4Anders zouden wij, als de Macedoniërs die met mij meekomen, zien dat u nog niet klaar bent, ons over deze onderneming moeten schamen – om van ú maar te zwijgen.
5Ik vond het daarom nodig de broeders te vragen naar u vooruit te reizen en ervoor te zorgen dat de gift die u had toegezegd, tijdig wordt ingezameld en voor me gereed ligt, maar dan een gulle gave en geen karige gift.
6Bedenk dit: wie karig zaait, zal karig oogsten; wie overvloedig zaait, zal overvloedig oogsten.
7Laat iedereen geven waartoe hij in zijn hart besloten heeft, zonder tegenzin en zonder dwang, want God houdt van een blijmoedige gever.
8En God heeft de macht om u met allerlei gaven te overstelpen, zodat u altijd in alle opzichten goed voorzien bent en nog ruimschoots overhoudt voor elk goed werk.
9Zo staat er ook geschreven: "Hij heeft overvloedig gegeven aan de armen, zijn gerechtigheid zal altijd blijven."
10Hij die de zaaier zaad verschaft en brood geeft als voedsel, Hij zal ook u zaad verschaffen, het vermenigvuldigen en uw gerechtigheid rijke vrucht laten opleveren.
11Zo bent u van alles rijk voorzien om vrijgevig te kunnen zijn, en door onze bemiddeling wordt uw vrijgevigheid weer reden tot dankzegging aan God.

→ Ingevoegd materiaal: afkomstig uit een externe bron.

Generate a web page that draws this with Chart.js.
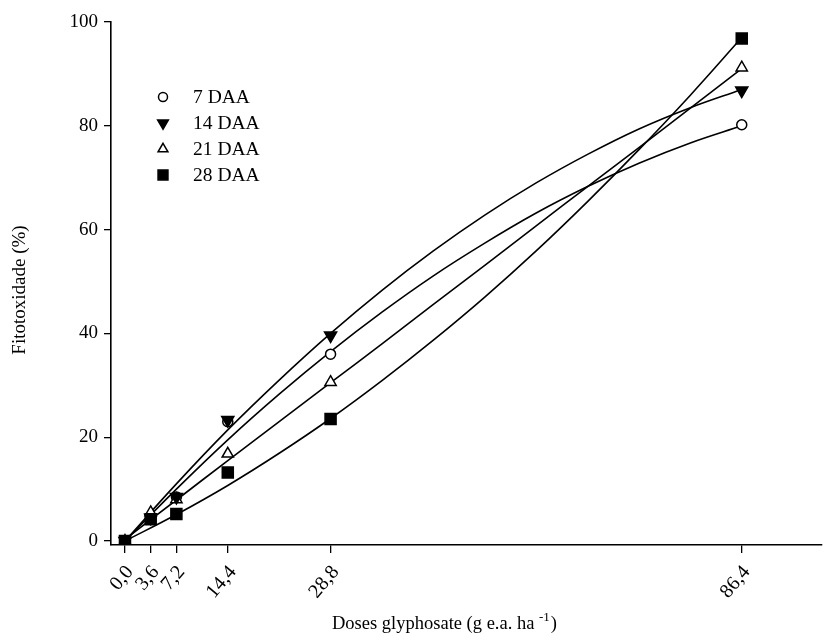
<!DOCTYPE html>
<html>
<head>
<meta charset="utf-8">
<script src="https://cdn.jsdelivr.net/npm/chart.js@4/dist/chart.umd.min.js"></script>
<style>
  html, body { margin: 0; padding: 0; background: #fff; }
  #wrap { width: 831px; height: 634px; }
</style>
</head>
<body>
<div id="wrap"><canvas id="fito"></canvas></div>
<script>
// doses of glyphosate (g e.a. ha-1) and observed phytotoxicity (%)
var doses = [0, 3.6, 7.2, 14.4, 28.8, 86.4];
var doseLabels = ['0,0', '3,6', '7,2', '14,4', '28,8', '86,4'];
var daa7 = [0, 4.5, 8.5, 23, 36, 80.2];
var daa14 = [0, 4.5, 8.5, 23.3, 39.6, 86.8];
var daa21 = [0, 5.5, 8, 16.8, 30.6, 91.2];
var daa28 = [0, 4.2, 5.2, 13.2, 23.5, 96.8];

// fitted regression curves
var curveDoses = [0, 7.2, 14.4, 21.6, 28.8, 36, 43.2, 50.4, 57.6, 64.8, 72, 79.2, 86.4];
var fit7 = [0, 10.0, 19.5, 28.3, 36.5, 44.1, 51.1, 57.4, 63.2, 68.3, 72.8, 76.7, 80.0];
var fit14 = [0, 11.0, 21.4, 31.0, 40.0, 48.3, 55.9, 62.8, 69.0, 74.5, 79.4, 83.5, 87.0];
var fit21 = [0.3, 7.9, 15.5, 23.0, 30.5, 38.0, 45.6, 53.1, 60.7, 68.3, 75.8, 83.4, 91.0];
var fit28 = [0, 5.1, 10.7, 16.9, 23.6, 30.9, 38.7, 47.0, 55.9, 65.4, 75.4, 85.9, 97.0];

var yTicks = [0, 20, 40, 60, 80, 100];
var seriesNames = ['7 DAA', '14 DAA', '21 DAA', '28 DAA'];

var serif = '"Liberation Serif", "Times New Roman", serif';

function pts(xs, ys) {
  return xs.map(function (x, i) { return { x: x, y: ys[i] }; });
}

function curve(ys) {
  return {
    type: 'line',
    data: pts(curveDoses, ys),
    borderColor: '#000',
    borderWidth: 1.6,
    pointRadius: 0,
    tension: 0.4,
    fill: false,
    order: 10
  };
}

var markerStyles = [
  { pointStyle: 'circle', radius: 5, rotation: 0, bg: '#fff' },
  { pointStyle: 'triangle', radius: 7, rotation: 180, bg: '#000' },
  { pointStyle: 'triangle', radius: 6.5, rotation: 0, bg: '#fff' },
  { pointStyle: 'rect', radius: 7.8, rotation: 0, bg: '#000' }
];

function markers(ys, k, order) {
  var m = markerStyles[k];
  return {
    type: 'scatter',
    label: seriesNames[k],
    data: pts(doses, ys),
    showLine: false,
    pointStyle: m.pointStyle,
    pointRadius: m.radius,
    pointHoverRadius: m.radius,
    pointRotation: m.rotation,
    pointBackgroundColor: m.bg,
    pointBorderColor: '#000',
    pointBorderWidth: 1.5,
    order: order
  };
}

// axis titles and legend are drawn by hand
var annotate = {
  id: 'annotate',
  afterDraw: function (chart) {
    var ctx = chart.ctx;
    ctx.save();
    ctx.fillStyle = '#000';

    // y title
    ctx.font = '19px ' + serif;
    ctx.textAlign = 'center';
    ctx.textBaseline = 'middle';
    ctx.translate(20, 290);
    ctx.rotate(-Math.PI / 2);
    ctx.fillText('Fitotoxidade (%)', 0, 0);
    ctx.setTransform(1, 0, 0, 1, 0, 0);

    // x title with superscript
    ctx.textAlign = 'left';
    ctx.textBaseline = 'alphabetic';
    var x = 332, y = 629;
    var main = 'Doses glyphosate (g e.a. ha ';
    ctx.font = '18.5px ' + serif;
    ctx.fillText(main, x, y);
    x += ctx.measureText(main).width;
    ctx.font = '13px ' + serif;
    ctx.fillText('-1', x, y - 8);
    x += ctx.measureText('-1').width;
    ctx.font = '18.5px ' + serif;
    ctx.fillText(')', x + 1, y);

    // legend
    var rowY = [97, 123, 149, 175];
    ctx.font = '19.5px ' + serif;
    ctx.textBaseline = 'middle';
    rowY.forEach(function (ry, k) {
      var m = markerStyles[k];
      ctx.fillStyle = m.bg;
      ctx.strokeStyle = '#000';
      ctx.lineWidth = 1.5;
      Chart.helpers.drawPoint(ctx, {
        pointStyle: m.pointStyle,
        rotation: m.rotation,
        radius: k === 0 ? 4.5 : m.radius - 0.8,
        borderWidth: 1.5
      }, 163, ry);
      ctx.fillStyle = '#000';
      ctx.fillText(seriesNames[k], 193, ry + 1);
    });
    ctx.restore();
  }
};

new Chart(document.getElementById('fito'), {
  data: {
    datasets: [
      curve(fit7), curve(fit14), curve(fit21), curve(fit28),
      markers(daa7, 0, 4),
      markers(daa21, 2, 3),
      markers(daa14, 1, 2),
      markers(daa28, 3, 1)
    ]
  },
  options: {
    responsive: true,
    maintainAspectRatio: false,
    animation: false,
    layout: { padding: { left: 0, top: 22, right: 2, bottom: 0 } },
    plugins: {
      legend: { display: false },
      tooltip: { enabled: false }
    },
    scales: {
      x: {
        type: 'linear',
        min: -1.96,
        max: 97.6,
        afterBuildTicks: function (scale) {
          scale.ticks = doses.map(function (v) { return { value: v }; });
        },
        afterFit: function (scale) { scale.height = 89; },
        ticks: {
          autoSkip: false,
          minRotation: 50,
          maxRotation: 50,
          padding: 8,
          labelOffset: 5,
          color: '#000',
          font: { family: serif, size: 20 },
          callback: function (v, i) { return doseLabels[i]; }
        },
        grid: { drawOnChartArea: false, drawTicks: true, tickLength: 8, color: '#000', lineWidth: 1.3 },
        border: { display: true, color: '#000', width: 1.6 }
      },
      y: {
        type: 'linear',
        min: -0.77,
        max: 100,
        afterBuildTicks: function (scale) {
          scale.ticks = yTicks.map(function (v) { return { value: v }; });
        },
        afterFit: function (scale) { scale.width = 111; },
        ticks: {
          padding: 6,
          color: '#000',
          font: { family: serif, size: 19 }
        },
        grid: { drawOnChartArea: false, drawTicks: true, tickLength: 7, color: '#000', lineWidth: 1.3 },
        border: { display: true, color: '#000', width: 1.6 }
      }
    }
  },
  plugins: [annotate]
});
</script>
</body>
</html>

12Want dit dienstbetoon voorziet niet alleen in de noden van de heiligen, het wordt ook een overvloedige bron van dankzegging aan God.

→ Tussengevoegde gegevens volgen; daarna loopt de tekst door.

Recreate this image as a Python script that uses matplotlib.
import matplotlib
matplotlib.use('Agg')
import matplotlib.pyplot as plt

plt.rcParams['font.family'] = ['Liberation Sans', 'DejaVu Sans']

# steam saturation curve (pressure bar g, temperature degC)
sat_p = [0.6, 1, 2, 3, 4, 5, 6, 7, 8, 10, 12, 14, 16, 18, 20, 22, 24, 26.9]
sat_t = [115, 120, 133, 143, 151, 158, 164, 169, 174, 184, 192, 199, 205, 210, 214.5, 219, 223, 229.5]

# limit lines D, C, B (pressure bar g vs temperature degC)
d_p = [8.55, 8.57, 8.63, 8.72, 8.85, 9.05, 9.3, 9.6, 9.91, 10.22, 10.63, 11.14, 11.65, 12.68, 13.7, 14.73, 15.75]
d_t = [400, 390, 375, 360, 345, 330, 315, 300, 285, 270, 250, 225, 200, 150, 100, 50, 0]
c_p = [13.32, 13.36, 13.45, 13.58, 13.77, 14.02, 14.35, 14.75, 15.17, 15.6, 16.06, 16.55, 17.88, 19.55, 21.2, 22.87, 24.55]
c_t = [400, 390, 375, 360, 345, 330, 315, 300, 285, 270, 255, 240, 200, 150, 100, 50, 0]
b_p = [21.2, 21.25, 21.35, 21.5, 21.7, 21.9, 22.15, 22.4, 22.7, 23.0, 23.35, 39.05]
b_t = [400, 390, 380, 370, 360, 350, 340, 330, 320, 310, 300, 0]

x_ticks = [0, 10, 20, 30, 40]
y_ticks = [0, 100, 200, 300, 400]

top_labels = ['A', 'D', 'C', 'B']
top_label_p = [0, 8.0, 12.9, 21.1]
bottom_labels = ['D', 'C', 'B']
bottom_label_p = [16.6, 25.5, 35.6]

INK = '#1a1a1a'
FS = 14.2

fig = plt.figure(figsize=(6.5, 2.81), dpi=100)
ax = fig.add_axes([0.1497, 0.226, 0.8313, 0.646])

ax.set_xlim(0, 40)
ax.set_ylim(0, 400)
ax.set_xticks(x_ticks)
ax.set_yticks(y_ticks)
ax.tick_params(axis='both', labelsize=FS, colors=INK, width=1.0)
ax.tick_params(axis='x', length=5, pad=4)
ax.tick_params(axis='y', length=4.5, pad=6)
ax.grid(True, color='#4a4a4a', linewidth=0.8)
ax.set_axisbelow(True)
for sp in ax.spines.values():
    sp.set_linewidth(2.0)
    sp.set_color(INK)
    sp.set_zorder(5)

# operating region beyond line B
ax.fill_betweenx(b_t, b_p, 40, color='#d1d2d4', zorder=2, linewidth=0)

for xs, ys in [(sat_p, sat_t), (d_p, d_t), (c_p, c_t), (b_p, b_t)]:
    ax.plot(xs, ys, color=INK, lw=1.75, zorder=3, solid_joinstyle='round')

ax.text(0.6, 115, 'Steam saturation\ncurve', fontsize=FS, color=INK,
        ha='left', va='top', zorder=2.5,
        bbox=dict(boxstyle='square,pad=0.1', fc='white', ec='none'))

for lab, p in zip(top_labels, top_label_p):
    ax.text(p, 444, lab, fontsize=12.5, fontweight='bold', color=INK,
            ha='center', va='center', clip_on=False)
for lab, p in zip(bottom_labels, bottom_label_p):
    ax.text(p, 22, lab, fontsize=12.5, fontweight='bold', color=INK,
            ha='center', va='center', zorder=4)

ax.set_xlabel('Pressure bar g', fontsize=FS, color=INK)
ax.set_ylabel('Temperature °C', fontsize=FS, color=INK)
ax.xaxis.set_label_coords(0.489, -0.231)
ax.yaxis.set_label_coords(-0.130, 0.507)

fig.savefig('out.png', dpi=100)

13Door dit bewijs van hulpvaardigheid zullen zij God gaan verheerlijken, omdat u het evangelie van Christus gehoorzaam belijdt en omdat u met hen en met alle anderen vrijgevig wilt delen.
14In hun gebed voor u tonen zij hun genegenheid voor u, vanwege de overvloedige genade die Hij u heeft bewezen.
15God zij dank voor zijn onuitsprekelijke gave!